North holds rally for late leader at Mount Paektu
Published: 13 Feb. 2012, 21:23

The official Korean Central News Agency reported yesterday that a group of high-ranking officials launched the ceremony on Sunday at a milyong (secret military camp) near Mount Paektu, where founder Kim Il Sung carried out his anti-Japan guerrilla war during the Japanese colonial rule and where Kim Jong-il is said to have been born.
This year’s event, however, also emphasized the legitimacy of successor Kim Jong-un, likening his personality to the sacred nature of Mount Paektu, the highest mountain on the Korean Peninsula.
A string of emerging inner-circle figures who guarded the hearse at Kim Jong-il’s funeral in December attended the rally and delivered speeches.

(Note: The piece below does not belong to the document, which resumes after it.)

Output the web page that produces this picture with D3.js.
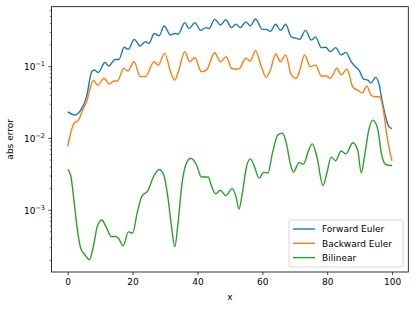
<!DOCTYPE html>
<html>
<head>
<meta charset="utf-8">
<script src="https://cdn.jsdelivr.net/npm/d3@7"></script>
<style>
  body { margin: 0; background: #fff; }
  svg text { font-family: "DejaVu Sans", sans-serif; fill: #000; }
</style>
</head>
<body>
<div id="chart"></div>
<script>
// series (x, abs error)
const forwardX = [0, 2.3, 3.8, 5.8, 7.4, 8.2, 9.4, 11.5, 12.7, 14.6, 15.8, 17.4, 18.7, 20.5, 22.3, 24, 25, 26.7, 28.2, 29.7, 31.7, 33, 34.1, 36.1, 37.4, 39.2, 41, 42.6, 43.6, 45.3, 47.1, 48.7, 50.5, 51.8, 53.2, 54.9, 56.3, 57.9, 60, 61.2, 62.5, 64.1, 65.6, 67.2, 68.9, 70.3, 71.5, 73.3, 75.1, 76.4, 78.2, 79.5, 81, 82.6, 84.3, 85.8, 87.4, 88.7, 89.9, 91.2, 92.5, 93.5, 94.9, 95.9, 96.9, 97.9, 99, 100]
const forwardY = [0.0234, 0.0212, 0.024, 0.038, 0.085, 0.09, 0.083, 0.114, 0.102, 0.126, 0.126, 0.186, 0.174, 0.24, 0.194, 0.223, 0.21, 0.29, 0.27, 0.368, 0.276, 0.29, 0.285, 0.41, 0.34, 0.41, 0.32, 0.35, 0.34, 0.456, 0.38, 0.45, 0.35, 0.39, 0.35, 0.42, 0.37, 0.46, 0.33, 0.33, 0.31, 0.39, 0.32, 0.39, 0.26, 0.25, 0.24, 0.32, 0.235, 0.26, 0.184, 0.186, 0.162, 0.184, 0.146, 0.158, 0.117, 0.1, 0.088, 0.067, 0.065, 0.059, 0.071, 0.059, 0.034, 0.021, 0.0146, 0.0137]

const backwardX = [0, 0.9, 1.9, 3.3, 4.6, 6, 6.9, 7.9, 9.2, 11.2, 12.8, 14.3, 15.3, 17.3, 18.5, 20.5, 22.3, 24, 26.6, 27.9, 29.9, 31.7, 33, 34.1, 36.1, 37.6, 39.2, 41.2, 42.8, 45.3, 47.1, 48.9, 50.5, 52.2, 53, 54.9, 56.3, 57.9, 59.7, 61.2, 62.5, 64.1, 65.6, 67.2, 68.9, 70.5, 71.5, 73, 74.8, 76.4, 78.2, 79.7, 81, 83, 84.3, 86.1, 87.9, 89.4, 90.8, 92.2, 93.5, 94.9, 96.1, 97.3, 98.3, 99.4, 100]
const backwardY = [0.0077, 0.0118, 0.0162, 0.018, 0.025, 0.0344, 0.05, 0.065, 0.055, 0.069, 0.057, 0.063, 0.063, 0.095, 0.087, 0.117, 0.073, 0.073, 0.117, 0.105, 0.153, 0.085, 0.065, 0.085, 0.162, 0.117, 0.133, 0.085, 0.09, 0.156, 0.117, 0.138, 0.095, 0.092, 0.095, 0.131, 0.12, 0.167, 0.1, 0.071, 0.09, 0.15, 0.117, 0.146, 0.077, 0.069, 0.088, 0.146, 0.1, 0.105, 0.074, 0.074, 0.069, 0.095, 0.077, 0.092, 0.052, 0.047, 0.043, 0.054, 0.04, 0.038, 0.038, 0.025, 0.0118, 0.0062, 0.0049]

const bilinearX = [0, 0.9, 1.9, 3, 4, 5.3, 6.7, 7.9, 9.1, 10.5, 11.8, 13.5, 14.9, 15.6, 17.1, 18.7, 20, 21.4, 22.8, 24.8, 26.4, 28.2, 29.6, 31, 32, 33, 34.1, 35.1, 36.4, 37.9, 39.7, 41.2, 42.3, 43.3, 44.3, 45.6, 47.1, 48.7, 50.7, 51.8, 52.8, 53.8, 55.1, 56.3, 57.6, 59, 60.5, 61.7, 63.1, 64.8, 66.2, 67.4, 68.6, 69.6, 71.3, 72.7, 74.1, 75.4, 76.8, 78.7, 79.9, 81.2, 82.6, 84.3, 85.8, 87.9, 89.4, 90.5, 91.5, 92.8, 94, 95.4, 96.9, 98.2, 100]
const bilinearY = [0.0037, 0.0031, 0.00139, 0.00053, 0.000295, 0.00024, 0.000204, 0.00031, 0.00059, 0.00073, 0.00059, 0.00043, 0.00043, 0.00041, 0.00032, 0.0005, 0.00048, 0.00091, 0.00155, 0.0019, 0.0029, 0.0037, 0.0031, 0.00139, 0.00059, 0.00031, 0.00073, 0.0021, 0.0043, 0.0053, 0.0043, 0.0029, 0.0029, 0.0029, 0.0022, 0.0017, 0.0019, 0.0016, 0.002, 0.0016, 0.00104, 0.0017, 0.004, 0.0052, 0.004, 0.0028, 0.0034, 0.0033, 0.0062, 0.0112, 0.0118, 0.0086, 0.0045, 0.0034, 0.0046, 0.0044, 0.0065, 0.0084, 0.0056, 0.0022, 0.0033, 0.0055, 0.0049, 0.0067, 0.0061, 0.0087, 0.0069, 0.0033, 0.0056, 0.013, 0.018, 0.0146, 0.0056, 0.0043, 0.0042]

const seriesNames = ["Forward Euler", "Backward Euler", "Bilinear"]
const seriesColors = ["#1f77b4", "#ff7f0e", "#2ca02c"]
const xTicks = [0, 20, 40, 60, 80, 100]
const yMajor = [1e-3, 1e-2, 1e-1]
const yExp = ["\u22123", "\u22122", "\u22121"]

// set the dimensions and margins of the graph
const margin = {top: 6.7, right: 7.7, bottom: 38, left: 51.5},
    width = 416 - margin.left - margin.right,
    height = 310 - margin.top - margin.bottom;

const svg = d3.select("#chart")
  .append("svg")
    .attr("width", 416)
    .attr("height", 310)
  .append("g")
    .attr("transform", `translate(${margin.left}, ${margin.top})`);

const x = d3.scaleLinear().domain([-5, 105]).range([0, width]);
const y = d3.scaleLog().domain([Math.pow(10, -3.86), Math.pow(10, -0.165)]).range([height, 0]);

// minor ticks on the log axis
const yMinor = []
for (let e = -4; e <= -1; e++) {
  for (let m = 2; m <= 9; m++) {
    const v = m * Math.pow(10, e)
    if (v > y.domain()[0] && v < y.domain()[1]) yMinor.push(v)
  }
}

// lines
const series = [
  {xs: forwardX, ys: forwardY},
  {xs: backwardX, ys: backwardY},
  {xs: bilinearX, ys: bilinearY}
]
const line = d3.line()
  .curve(d3.curveMonotoneX)
  .x(d => x(d[0]))
  .y(d => y(d[1]))

series.forEach((s, i) => {
  svg.append("path")
    .datum(s.xs.map((v, j) => [v, s.ys[j]]))
    .attr("d", line)
    .attr("fill", "none")
    .attr("stroke", seriesColors[i])
    .attr("stroke-width", 1.4)
    .attr("stroke-linejoin", "round")
})

// X axis
const xAxis = svg.append("g")
  .attr("transform", `translate(0, ${height})`)
  .call(d3.axisBottom(x).tickValues(xTicks).tickSize(3.2).tickPadding(3.2).tickFormat(d3.format("d")))
xAxis.select(".domain").remove()
xAxis.selectAll("text").style("font-size", "9px")
xAxis.selectAll("line").attr("stroke-width", 0.7)

// Y axis minor ticks
svg.append("g")
  .selectAll("line")
  .data(yMinor)
  .join("line")
    .attr("x1", -1.8).attr("x2", 0)
    .attr("y1", d => y(d)).attr("y2", d => y(d))
    .attr("stroke", "#000").attr("stroke-width", 0.5)

// Y axis major ticks
const yAxis = svg.append("g")
yAxis.selectAll("line")
  .data(yMajor)
  .join("line")
    .attr("x1", -3.2).attr("x2", 0)
    .attr("y1", d => y(d)).attr("y2", d => y(d))
    .attr("stroke", "#000").attr("stroke-width", 0.7)
const yLabels = yAxis.selectAll("text")
  .data(yMajor)
  .join("text")
    .attr("x", -6.5)
    .attr("y", d => y(d) + 3.5)
    .attr("text-anchor", "end")
    .style("font-size", "9px")
yLabels.append("tspan").text("10")
yLabels.append("tspan")
  .attr("dy", -4)
  .style("font-size", "6.5px")
  .text((d, i) => yExp[i])

// frame
svg.append("rect")
  .attr("width", width).attr("height", height)
  .attr("fill", "none").attr("stroke", "#000").attr("stroke-width", 0.8)

// axis labels
svg.append("text")
  .attr("x", width / 2)
  .attr("y", height + 28)
  .attr("text-anchor", "middle")
  .style("font-size", "9px")
  .text("x")

svg.append("text")
  .attr("transform", "rotate(-90)")
  .attr("x", -height / 2)
  .attr("y", -39)
  .attr("text-anchor", "middle")
  .style("font-size", "9px")
  .text("abs error")

// legend
const legend = svg.append("g")
  .attr("transform", `translate(${289 - margin.left}, ${220 - margin.top})`)
legend.append("rect")
  .attr("width", 114).attr("height", 47)
  .attr("rx", 2)
  .attr("fill", "#fff").attr("fill-opacity", 0.8)
  .attr("stroke", "#ccc").attr("stroke-width", 0.8)
seriesNames.forEach((name, i) => {
  const ly = 9 + i * 14.3
  legend.append("line")
    .attr("x1", 4).attr("x2", 26)
    .attr("y1", ly).attr("y2", ly)
    .attr("stroke", seriesColors[i]).attr("stroke-width", 1.4)
  legend.append("text")
    .attr("x", 33).attr("y", ly + 3.3)
    .style("font-size", "9px")
    .text(name)
})
</script>
</body>
</html>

“We will become an army of suicide bombers to protect our Supreme Commander [Kim Jong-un] by building up a wall ten thousand strong,” Ri Yong-ho, chief of the general staff of the army, said at the rally, the report showed.
“We should drop an iron hammer on South Korea’s puppet groups and Yankee imperialists without mercy and hesitation, accelerating our preparation to end the fight. We will eventually finish the half-century-long history of division of our people.”
Kim Jong-gak, first deputy director of the General Political Bureau, also said, “It is our biggest honor to serve our comrade Kim Jong-un as the highest position of the party and the revolution with characteristics of Mount Paektu. We will build up the precious revolutionary legacy of our father general [Kim Jong-il] by protecting comrade Kim Jong-un as first line guards.”
Despite the national sorrow for their leader’s death, the official media described the atmosphere in North Korea as vibrant and festive, in preparation for one of their biggest national holidays, Kim Jong-il’s 70th birthday.
Kim died at age 69 last year, but the North Korean people are still paying attention to his age and celebrating his birthday as they did before he died, by doing things such as hosting an exhibition of Kimjongilia, a type of begonia that was named after him.